# Available data
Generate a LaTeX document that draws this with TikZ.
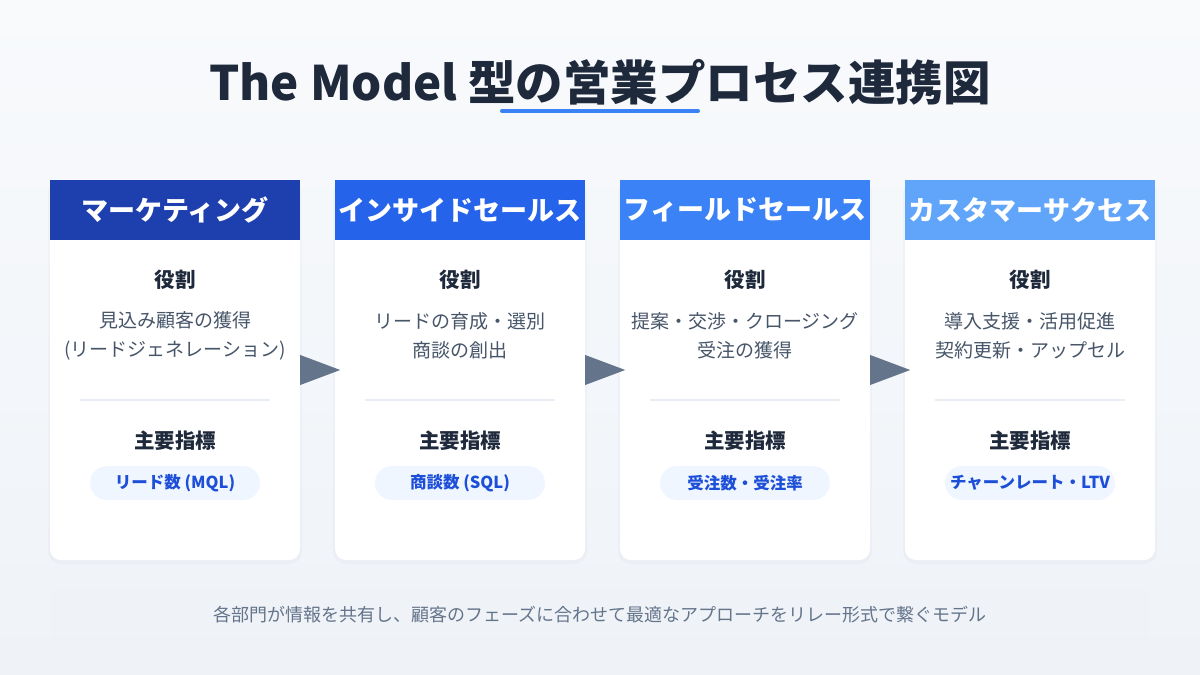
\documentclass[tikz,border=0pt]{standalone}
\usepackage{fontspec}
\setmainfont{Noto Sans CJK JP}
\usetikzlibrary{calc}
\definecolor{bgtop}{HTML}{F8FAFC}
\definecolor{bgbot}{HTML}{EFF3F8}
\definecolor{titlec}{HTML}{1E293B}
\definecolor{hA}{HTML}{1E40AF}
\definecolor{hB}{HTML}{2563EB}
\definecolor{hC}{HTML}{3B82F6}
\definecolor{hD}{HTML}{60A5FA}
\definecolor{descc}{HTML}{475569}
\definecolor{pillf}{HTML}{EFF6FF}
\definecolor{pillt}{HTML}{1D4ED8}
\definecolor{arrowc}{HTML}{64748B}
\definecolor{divc}{HTML}{E9EEF4}
\definecolor{footf}{HTML}{EEF2F7}
\definecolor{footc}{HTML}{64748B}
\definecolor{shadowc}{HTML}{94A3B8}
\tikzset{
  card/.style={draw=none, fill=white, rounded corners=11pt, minimum width=250pt, minimum height=380pt, inner sep=0pt},
  cardshadow/.style={fill=shadowc, fill opacity=0.06, rounded corners=13pt, minimum width=254pt, minimum height=384pt, inner sep=0pt},
  header/.style={fill=#1, minimum width=250pt, minimum height=60pt, inner sep=0pt, text=white, font=\fontsize{27}{30}\selectfont\bfseries},
  sectitle/.style={text=titlec, font=\fontsize{20.5}{24}\selectfont\bfseries, inner sep=0pt},
  desc/.style={text=descc, font=\fontsize{19}{29}\selectfont, align=center, inner sep=0pt},
  pill/.style={fill=pillf, rounded corners=17pt, minimum width=170pt, minimum height=34pt, inner sep=0pt, text=pillt, font=\fontsize{16.5}{19}\selectfont\bfseries},
  divider/.style={draw=divc, line width=1.5pt},
  tri/.style={fill=arrowc}
}
\begin{document}
\begin{tikzpicture}[x=1pt,y=-1pt]
\shade[top color=bgtop, bottom color=bgbot] (0,0) rectangle (1200,675);
\useasboundingbox (0,0) rectangle (1200,675);
% title
\node[text=titlec, font=\fontsize{47.5}{52}\selectfont\bfseries, inner sep=0pt] (title) at (600,82) {The Model 型の営業プロセス連携図};
\coordinate (ulA) at (502,111);
\coordinate (ulB) at (698,111);
\draw[draw=hC, line width=4pt, line cap=round] (ulA) -- (ulB);
% cards
\foreach \i/\x/\hc/\name in {1/175/hA/マーケティング, 2/460/hB/インサイドセールス, 3/745/hC/フィールドセールス, 4/1030/hD/カスタマーサクセス}{
  \node[cardshadow] (s\i) at (\x,372) {};
  \node[card] (c\i) at (\x,370) {};
  \node[header=\hc] (h\i) at (\x,210) {\name};
  \node[sectitle] (r\i) at (\x,280) {役割};
  \draw[divider] ($(c\i.west)+(30,30)$) -- ($(c\i.east)+(-30,30)$);
  \node[sectitle] (k\i) at (\x,441) {主要指標};
}
\node[desc] (d1) at (175,336) {見込み顧客の獲得\\(リードジェネレーション)};
\node[desc] (d2) at (460,336) {リードの育成・選別\\商談の創出};
\node[desc] (d3) at (745,336) {提案・交渉・クロージング\\受注の獲得};
\node[desc] (d4) at (1030,336) {導入支援・活用促進\\契約更新・アップセル};
\node[pill] (p1) at (175,483) {リード数 (MQL)};
\node[pill] (p2) at (460,483) {商談数 (SQL)};
\node[pill] (p3) at (745,483) {受注数・受注率};
\node[pill] (p4) at (1030,483) {チャーンレート・LTV};
% arrows
\foreach \i in {1,2,3}{
  \fill[tri] ($(c\i.east)+(0,-15)$) -- ($(c\i.east)+(40,0)$) -- ($(c\i.east)+(0,15)$) -- cycle;
}
% footer
\node[fill=footf, fill opacity=0.45, text opacity=1, minimum width=1100pt, minimum height=50pt, inner sep=0pt, text=footc, font=\fontsize{18}{20}\selectfont] (foot) at (600,615) {各部門が情報を共有し、顧客のフェーズに合わせて最適なアプローチをリレー形式で繋ぐモデル};
\end{tikzpicture}
\end{document}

# Goal
Restate the data above word for word. Skip every picture.

# Task response
Generate a LaTeX document that draws this with TikZ.
\documentclass[tikz,border=0pt]{standalone}
\usepackage{fontspec}
\setmainfont{Noto Sans CJK JP}
\usetikzlibrary{calc}
\definecolor{bgtop}{HTML}{F8FAFC}
\definecolor{bgbot}{HTML}{EFF3F8}
\definecolor{titlec}{HTML}{1E293B}
\definecolor{hA}{HTML}{1E40AF}
\definecolor{hB}{HTML}{2563EB}
\definecolor{hC}{HTML}{3B82F6}
\definecolor{hD}{HTML}{60A5FA}
\definecolor{descc}{HTML}{475569}
\definecolor{pillf}{HTML}{EFF6FF}
\definecolor{pillt}{HTML}{1D4ED8}
\definecolor{arrowc}{HTML}{64748B}
\definecolor{divc}{HTML}{E9EEF4}
\definecolor{footf}{HTML}{EEF2F7}
\definecolor{footc}{HTML}{64748B}
\definecolor{shadowc}{HTML}{94A3B8}
\tikzset{
  card/.style={draw=none, fill=white, rounded corners=11pt, minimum width=250pt, minimum height=380pt, inner sep=0pt},
  cardshadow/.style={fill=shadowc, fill opacity=0.06, rounded corners=13pt, minimum width=254pt, minimum height=384pt, inner sep=0pt},
  header/.style={fill=#1, minimum width=250pt, minimum height=60pt, inner sep=0pt, text=white, font=\fontsize{27}{30}\selectfont\bfseries},
  sectitle/.style={text=titlec, font=\fontsize{20.5}{24}\selectfont\bfseries, inner sep=0pt},
  desc/.style={text=descc, font=\fontsize{19}{29}\selectfont, align=center, inner sep=0pt},
  pill/.style={fill=pillf, rounded corners=17pt, minimum width=170pt, minimum height=34pt, inner sep=0pt, text=pillt, font=\fontsize{16.5}{19}\selectfont\bfseries},
  divider/.style={draw=divc, line width=1.5pt},
  tri/.style={fill=arrowc}
}
\begin{document}
\begin{tikzpicture}[x=1pt,y=-1pt]
\shade[top color=bgtop, bottom color=bgbot] (0,0) rectangle (1200,675);
\useasboundingbox (0,0) rectangle (1200,675);
% title
\node[text=titlec, font=\fontsize{47.5}{52}\selectfont\bfseries, inner sep=0pt] (title) at (600,82) {The Model 型の営業プロセス連携図};
\coordinate (ulA) at (502,111);
\coordinate (ulB) at (698,111);
\draw[draw=hC, line width=4pt, line cap=round] (ulA) -- (ulB);
% cards
\foreach \i/\x/\hc/\name in {1/175/hA/マーケティング, 2/460/hB/インサイドセールス, 3/745/hC/フィールドセールス, 4/1030/hD/カスタマーサクセス}{
  \node[cardshadow] (s\i) at (\x,372) {};
  \node[card] (c\i) at (\x,370) {};
  \node[header=\hc] (h\i) at (\x,210) {\name};
  \node[sectitle] (r\i) at (\x,280) {役割};
  \draw[divider] ($(c\i.west)+(30,30)$) -- ($(c\i.east)+(-30,30)$);
  \node[sectitle] (k\i) at (\x,441) {主要指標};
}
\node[desc] (d1) at (175,336) {見込み顧客の獲得\\(リードジェネレーション)};
\node[desc] (d2) at (460,336) {リードの育成・選別\\商談の創出};
\node[desc] (d3) at (745,336) {提案・交渉・クロージング\\受注の獲得};
\node[desc] (d4) at (1030,336) {導入支援・活用促進\\契約更新・アップセル};
\node[pill] (p1) at (175,483) {リード数 (MQL)};
\node[pill] (p2) at (460,483) {商談数 (SQL)};
\node[pill] (p3) at (745,483) {受注数・受注率};
\node[pill] (p4) at (1030,483) {チャーンレート・LTV};
% arrows
\foreach \i in {1,2,3}{
  \fill[tri] ($(c\i.east)+(0,-15)$) -- ($(c\i.east)+(40,0)$) -- ($(c\i.east)+(0,15)$) -- cycle;
}
% footer
\node[fill=footf, fill opacity=0.45, text opacity=1, minimum width=1100pt, minimum height=50pt, inner sep=0pt, text=footc, font=\fontsize{18}{20}\selectfont] (foot) at (600,615) {各部門が情報を共有し、顧客のフェーズに合わせて最適なアプローチをリレー形式で繋ぐモデル};
\end{tikzpicture}
\end{document}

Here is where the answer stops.